Je ne dis pas qu’honorer la mémoire des mort-e-s n’est pas chose importante ; les oublier serait nous tronquer nous-mêmes, nous les vivant-e-s. Mais il est rare que les mort-e-s sortent de leur silence et nous parlent. Ils laissent généralement cette tâche aux vivant-e-s. Les vivant-e-s, seul-e-s, peuvent parler. Les vivant-e-s nous parlent des morts, avec leurs affects de vivant-e-s, leurs émotions de vivant-e-s, leurs irrationalités de vivant-e-s, leurs intérêts de vivant-e-s… et moi, j’ai la cynique faiblesse de me méfier de l’intérêt des vivant-e-s pour cette mémoire, de leurs intérêts à la faire vivre. Sans doute suis-je trop prudente, mais j’ai toujours préféré les sciences historiques à la mémoire politique.
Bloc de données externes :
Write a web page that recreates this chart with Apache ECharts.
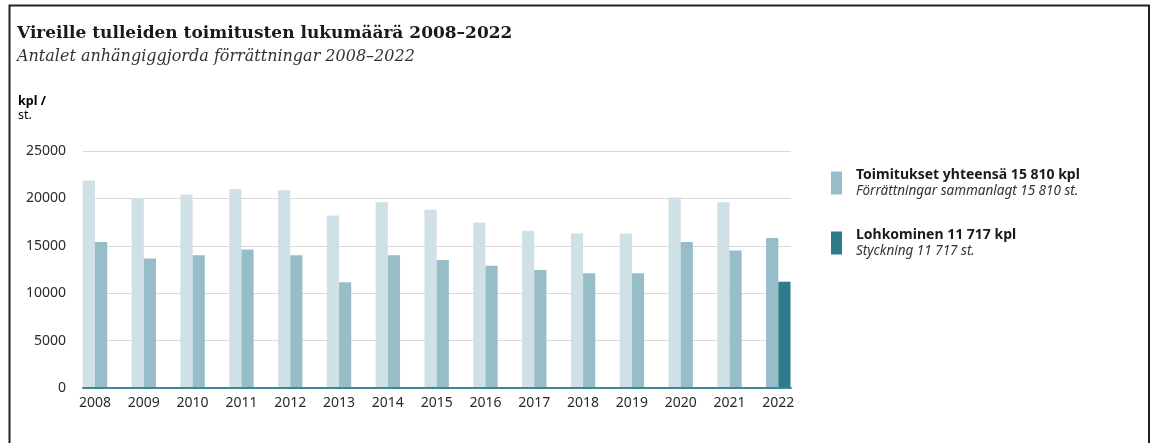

J’ai l’impression qu’ici, les mort-e-s handicapé-e-s sont plus l’affaire des vivant-e-s valides. Je sais votre frilosité devant les initiatives collectives issues des personnes handicapées elles-mêmes. Mais n’est-ce pas aux principaux/principales concerné-e-s, aux « plus fragiles » – comme vous le dîtes avec moult trémolos dans la voix et, évidemment, sans aucune once de paternalisme,– de parler et d’être actifs/actives. Soyez allié à la lutte, mais ne luttez pas pour nous. Nous pouvons lutter nous-mêmes. Ne choisissez pas à notre place nos priorités, nos combats et nos symboles. Nous les choisirons nous-mêmes. Ne pleurez pas nos mort-e-s à notre place. Nous sommes aptes à le faire nous-mêmes. Ne nous dites pas comment traiter nos mort-e-s. Nous nous en occuperons nous-mêmes. Ne nous dépossédez pas de nous-mêmes, ne nous dépossédez pas de nos mort-e-s. Nous honorerons nous-mêmes leur mémoire et saurons nous construire sur leur souvenir.